WHAT NEEDS TO BE DONE —
Pictures stay out of this copy, which runs from the first line of the material through the line containing "plt.rcParams['axes.formatter.use_mathtext'] = True".

STORED DATA —
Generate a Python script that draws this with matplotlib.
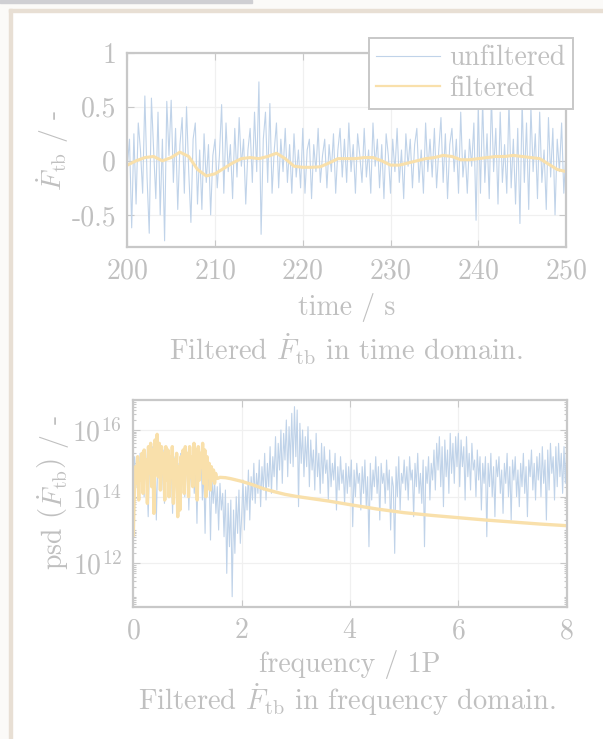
import numpy as np
import matplotlib.pyplot as plt
from matplotlib.patches import Rectangle
from matplotlib.ticker import FixedLocator, LogLocator, NullFormatter

plt.rcParams['font.family'] = 'serif'
plt.rcParams['font.serif'] = ['cmr10']
plt.rcParams['mathtext.fontset'] = 'cm'
plt.rcParams['axes.unicode_minus'] = False
plt.rcParams['axes.formatter.use_mathtext'] = True

# --- data: time domain (unfiltered sampled every 0.25 s, filtered every 1 s)
t0 = 200
dt_unf = 0.25
f_tb_unf = [
    -0.05, 0.2, -0.62, 0.25, -0.4, 0.35, 0.1, -0.3, 0.6, -0.15, -0.67, 0.58, 0.1, -0.35, 0.45, -0.5, 0.2, -0.74, 0.55, 0.05,
    0.56, -0.2, 0.3, -0.45, 0.15, 0.4, -0.3, 0.5, -0.1, -0.57, 0.2, 0.35, -0.4, 0.1, -0.45, 0.25, -0.2, 0.15, -0.5, 0.05,
    0.2, -0.25, 0.05, 0.52, -0.3, 0.35, -0.1, 0.15, -0.35, 0.3, -0.15, 0.4, -0.05, 0.2, -0.4, 0.1, 0.3, -0.2, 0.45, -0.1,
    0.73, -0.68, 0.2, 0.45, -0.2, 0.53, -0.3, 0.1, 0.35, -0.25, 0.2, -0.1, 0.3, -0.2, 0.15, -0.3, 0.25, -0.15, 0.1, -0.25,
    0.3, -0.3, 0.1, 0.2, -0.35, 0.15, -0.1, 0.3, -0.2, 0.05, 0.2, -0.25, 0.15, -0.1, 0.25, -0.3, 0.1, 0.3, -0.15, 0.2,
    -0.2, 0.35, -0.1, 0.15, -0.3, 0.25, 0.05, -0.2, 0.3, -0.15, 0.1, -0.3, 0.35, -0.05, 0.2, -0.25, 0.15, -0.35, 0.25, 0.05,
    -0.3, 0.2, -0.1, 0.3, -0.2, 0.1, -0.35, 0.25, -0.05, 0.2, -0.25, 0.15, 0.3, -0.2, 0.1, -0.3, 0.35, -0.1, 0.2, -0.15,
    0.3, -0.25, 0.1, 0.4, -0.2, 0.25, -0.35, 0.15, 0.3, -0.1, 0.2, -0.3, 0.45, -0.15, 0.1, -0.3, 0.2, -0.05, 0.35, -0.55,
    0.5, -0.3, 0.55, -0.2, 0.25, -0.35, 0.6, -0.1, 0.3, -0.4, 0.45, -0.2, 0.15, -0.3, 0.55, -0.25, 0.2, -0.4, 0.3, -0.58,
    0.55, -0.2, 0.35, -0.45, 0.5, -0.1, 0.25, -0.35, 0.45, -0.2, 0.1, -0.45, 0.4, -0.15, 0.3, -0.5, 0.2, -0.1, 0.35, -0.3, 0.1,
]
f_tb_filt = [
    -0.04, 0.0, 0.03, 0.04, 0.0, 0.03, 0.08, 0.04, -0.08, -0.14,
    -0.12, -0.07, -0.02, 0.02, 0.03, 0.02, 0.04, 0.07, 0.02, -0.05,
    -0.06, -0.06, -0.055, -0.02, 0.02, 0.02, 0.02, 0.03, 0.03, 0.0,
    -0.04, -0.04, -0.02, 0.0, 0.02, 0.03, 0.05, 0.04, 0.01, 0.01,
    0.02, 0.03, 0.04, 0.04, 0.05, 0.04, 0.03, 0.02, -0.03, -0.08, -0.1,
]

# --- data: frequency domain, log10 of psd
df_unf = 0.025
psd_unf_log = [
    14.8, 15.2, 14.3, 15.0, 13.9, 15.3, 14.5, 15.1, 14.0, 15.4, 14.6, 13.4, 15.2, 14.4, 15.5, 14.1, 15.3, 13.3, 15.0, 14.6,
    15.2, 14.2, 15.4, 13.8, 15.0, 14.5, 15.3, 14.0, 15.1, 13.5, 15.2, 14.7, 14.1, 15.0, 13.9, 15.3, 14.4, 15.1, 14.0, 14.8,
    15.2, 13.6, 15.0, 14.3, 15.3, 14.1, 14.9, 13.2, 15.1, 14.5, 15.2, 13.9, 14.8, 12.9, 15.0, 14.2, 14.7, 12.7, 14.6, 13.8,
    14.5, 13.5, 14.3, 13.0, 14.4, 13.6, 14.1, 12.8, 14.2, 11.7, 13.8, 12.5, 13.9, 11.0, 13.6, 12.3, 14.0, 12.9, 14.2, 12.6,
    13.4, 14.5, 13.0, 14.3, 13.6, 14.8, 13.3, 14.6, 13.9, 15.0, 13.8, 14.7, 14.1, 15.1, 13.7, 14.9, 14.2, 15.3, 13.9, 15.0,
    14.3, 15.5, 14.1, 15.2, 14.6, 15.8, 14.2, 15.6, 14.8, 16.0, 14.4, 15.9, 15.1, 16.3, 14.6, 16.1, 15.0, 16.5, 14.9, 16.7,
    15.2, 16.6, 13.7, 16.2, 15.0, 16.0, 14.6, 15.8, 14.9, 16.1, 14.3, 15.7, 14.8, 15.4, 14.2, 15.9, 14.6, 15.3, 14.1, 15.6,
    14.4, 15.5, 14.7, 15.1, 13.9, 15.4, 14.3, 15.0, 14.5, 15.3, 13.6, 14.9, 14.2, 15.2, 14.4, 14.8, 13.8, 15.0, 14.1, 14.9,
    14.3, 15.1, 13.1, 14.8, 14.0, 15.0, 14.4, 14.7, 13.6, 14.9, 14.1, 15.1, 13.7, 14.6, 12.5, 15.0, 13.9, 14.8, 14.3, 15.2,
    14.1, 14.9, 13.3, 15.0, 14.4, 14.7, 13.8, 15.1, 14.2, 14.8, 13.0, 14.6, 14.3, 12.3, 14.9, 14.0, 15.2, 13.6, 14.7, 14.4,
    15.1, 14.2, 14.9, 13.9, 15.2, 14.5, 14.8, 13.4, 15.0, 14.3, 15.3, 14.1, 14.7, 13.8, 15.1, 12.5, 14.9, 14.4, 15.2, 13.9,
    15.0, 14.5, 15.4, 14.2, 15.6, 14.8, 15.8, 14.3, 15.5, 13.7, 15.7, 14.6, 15.4, 14.1, 15.9, 14.7, 15.6, 14.4, 15.8, 14.9,
    15.9, 14.3, 15.7, 14.9, 15.5, 13.9, 15.8, 14.6, 15.3, 14.2, 15.6, 14.8, 15.1, 14.0, 15.4, 14.5, 15.2, 13.6, 15.0, 14.4,
    15.2, 12.8, 15.0, 14.3, 15.3, 14.0, 14.9, 13.4, 15.1, 14.6, 15.2, 14.1, 14.8, 13.5, 15.0, 14.4, 15.3, 14.0, 14.9, 13.3,
    15.1, 14.5, 15.2, 14.0, 14.8, 13.7, 15.0, 14.3, 15.3, 14.1, 14.9, 13.4, 15.1, 14.6, 15.4, 14.2, 15.0, 13.9, 15.2, 14.5,
    15.3, 14.0, 15.5, 14.4, 15.1, 13.3, 15.4, 14.2, 15.6, 14.7, 15.2, 13.9, 15.5, 14.3, 15.6, 14.6, 15.3, 14.1, 15.5, 14.4,
    15.6,
]
# filtered psd: noisy part below ~1.55P (step 0.02), smooth roll-off above
df_filt = 0.02
psd_filt_low_log = [
    12.85, 14.2, 14.9, 14.4, 15.2, 13.9, 15.0, 14.5, 15.3, 14.1,
    15.4, 14.6, 15.1, 13.8, 15.5, 14.7, 15.6, 14.3, 15.4, 13.5,
    15.7, 14.9, 15.87, 14.6, 15.6, 14.2, 15.5, 14.8, 15.3, 13.9,
    15.5, 14.5, 15.4, 14.0, 15.2, 14.6, 15.5, 13.8, 15.1, 14.4,
    15.3, 13.4, 14.9, 13.6, 15.2, 14.5, 15.4, 14.1, 15.5, 14.7,
    15.3, 14.0, 15.5, 14.6, 15.2, 14.3, 15.6, 14.8, 15.4, 13.9,
    15.5, 14.5, 15.3, 14.9, 15.6, 14.4, 15.4, 14.0, 15.2, 14.6,
    15.0, 14.2, 14.9, 14.5, 14.8, 14.4, 14.7, 14.55,
]
freq_filt_high = [1.56, 1.6, 1.7, 1.8, 1.9, 2.0, 2.2, 2.4, 2.6, 2.8, 3.0,
                  3.3, 3.6, 4.0, 4.5, 5.0, 5.5, 6.0, 6.5, 7.0, 7.5, 8.0]
psd_filt_high_log = [14.55, 14.58, 14.57, 14.54, 14.5, 14.46, 14.36, 14.24, 14.15, 14.07, 14.01,
                     13.94, 13.87, 13.76, 13.63, 13.52, 13.44, 13.37, 13.3, 13.24, 13.18, 13.13]

t_unf = t0 + dt_unf * np.arange(len(f_tb_unf))
t_filt = t0 + np.arange(len(f_tb_filt))
freq_unf = df_unf * np.arange(len(psd_unf_log))
freq_filt = np.concatenate([df_filt * np.arange(len(psd_filt_low_log)), freq_filt_high])
psd_unf = 10.0 ** np.array(psd_unf_log)
psd_filt = 10.0 ** np.array(psd_filt_low_log + psd_filt_high_log)

# faded colours
TXT = '#c0c0c0'
EDGE = '#c8c8c8'
GRID = '#f0f0f0'
BLUE = '#c0d3e9'
YEL = '#f9e0ab'
FS = 20

fig = plt.figure(figsize=(6.03, 7.39), dpi=100)
W, H = 603, 739

# page frame around the figure
fig.patches.append(Rectangle((0, 0), 9 / W, 1, transform=fig.transFigure, color='#fbfaf8', zorder=0))
fig.patches.append(Rectangle((0, 1 - 9 / H), 1, 9 / H, transform=fig.transFigure, color='#fbfaf8', zorder=0))
fig.patches.append(Rectangle((9 / W, 0), 2.5 / W, 1 - 9 / H, transform=fig.transFigure, color='#e8dfd4', zorder=1))
fig.patches.append(Rectangle((9 / W, 1 - 11.5 / H), 1, 2.5 / H, transform=fig.transFigure, color='#e8dfd4', zorder=1))
fig.patches.append(Rectangle((0, 1 - 2.5 / H), 252 / W, 2.5 / H, transform=fig.transFigure, color='#cfcfd3', zorder=1))


def style_axes(ax):
    for sp in ax.spines.values():
        sp.set_color(EDGE)
        sp.set_linewidth(1.6)
    ax.tick_params(which='both', direction='in', top=True, right=True, colors=EDGE,
                   labelcolor=TXT, labelsize=FS, width=0.8)
    ax.tick_params(which='major', length=5, pad=8)
    ax.tick_params(which='minor', length=2.5)
    ax.grid(True, which='major', color=GRID, linewidth=0.9)
    ax.set_axisbelow(True)


# time domain
ax1 = fig.add_axes([127.3 / W, 1 - 247.3 / H, (566 - 127.3) / W, (247.3 - 52.7) / H])
ax1.plot(t_unf, f_tb_unf, color=BLUE, lw=0.8, label='unfiltered')
ax1.plot(t_filt, f_tb_filt, color=YEL, lw=2.2, label='filtered')
ax1.set_xlim(200, 250)
ax1.set_ylim(-0.8, 1)
ax1.set_xticks([200, 210, 220, 230, 240, 250])
ax1.set_yticks([-0.5, 0, 0.5, 1])
ax1.set_yticklabels(['-0.5', '0', '0.5', '1'])
style_axes(ax1)
ax1.set_ylabel(r'$\dot{F}_{\mathrm{tb}}$ / -', fontsize=FS, color=TXT, va='center')
ax1.yaxis.set_label_coords(-0.17, 0.5)
ax1.set_xlabel('time / s', fontsize=FS, color=TXT, va='center')
ax1.xaxis.set_label_coords(0.5, -0.31)
leg = ax1.legend(loc='upper right', bbox_to_anchor=(572.7 / W, 1 - 38 / H), bbox_transform=fig.transFigure,
                 borderaxespad=0, fontsize=FS, frameon=True, fancybox=False, framealpha=1,
                 edgecolor=EDGE, borderpad=0.25, labelspacing=0.15, handlelength=2.3, handletextpad=0.35)
leg.get_frame().set_linewidth(1.4)
leg.get_lines()[1].set_linewidth(1.6)
for txt in leg.get_texts():
    txt.set_color(TXT)

fig.text(346 / W, 1 - 349 / H, r'Filtered $\dot{F}_{\mathrm{tb}}$ in time domain.', ha='center', va='center',
         fontsize=FS + 0.5, color=TXT)

# frequency domain
ax2 = fig.add_axes([133.3 / W, 1 - 606.7 / H, (566.7 - 133.3) / W, (606.7 - 400) / H])
ax2.plot(freq_unf, psd_unf, color=BLUE, lw=0.8)
ax2.plot(freq_filt, psd_filt, color=YEL, lw=2.4)
ax2.set_yscale('log')
ax2.set_xlim(0, 8)
ax2.set_ylim(10 ** 10.7, 10 ** 16.9)
ax2.set_xticks([0, 2, 4, 6, 8])
ax2.yaxis.set_major_locator(FixedLocator([1e12, 1e14, 1e16]))
ax2.yaxis.set_minor_locator(LogLocator(base=10, subs=np.arange(1, 10), numticks=100))
ax2.yaxis.set_minor_formatter(NullFormatter())
style_axes(ax2)
ax2.set_ylabel(r'psd $\left(\dot{F}_{\mathrm{tb}}\right)$ / -', fontsize=FS, color=TXT, va='center')
ax2.yaxis.set_label_coords(-0.183, 0.55)
ax2.set_xlabel('frequency / 1P', fontsize=FS, color=TXT, va='center')
ax2.xaxis.set_label_coords(0.5, -0.28)

fig.text(347 / W, 1 - 700 / H, r'Filtered $\dot{F}_{\mathrm{tb}}$ in frequency domain.', ha='center', va='center',
         fontsize=FS + 0.5, color=TXT)

fig.savefig('out.png', dpi=100)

RESULT OF THIS TASK —
Generate a Python script that draws this with matplotlib.
import numpy as np
import matplotlib.pyplot as plt
from matplotlib.patches import Rectangle
from matplotlib.ticker import FixedLocator, LogLocator, NullFormatter

plt.rcParams['font.family'] = 'serif'
plt.rcParams['font.serif'] = ['cmr10']
plt.rcParams['mathtext.fontset'] = 'cm'
plt.rcParams['axes.unicode_minus'] = False
plt.rcParams['axes.formatter.use_mathtext'] = True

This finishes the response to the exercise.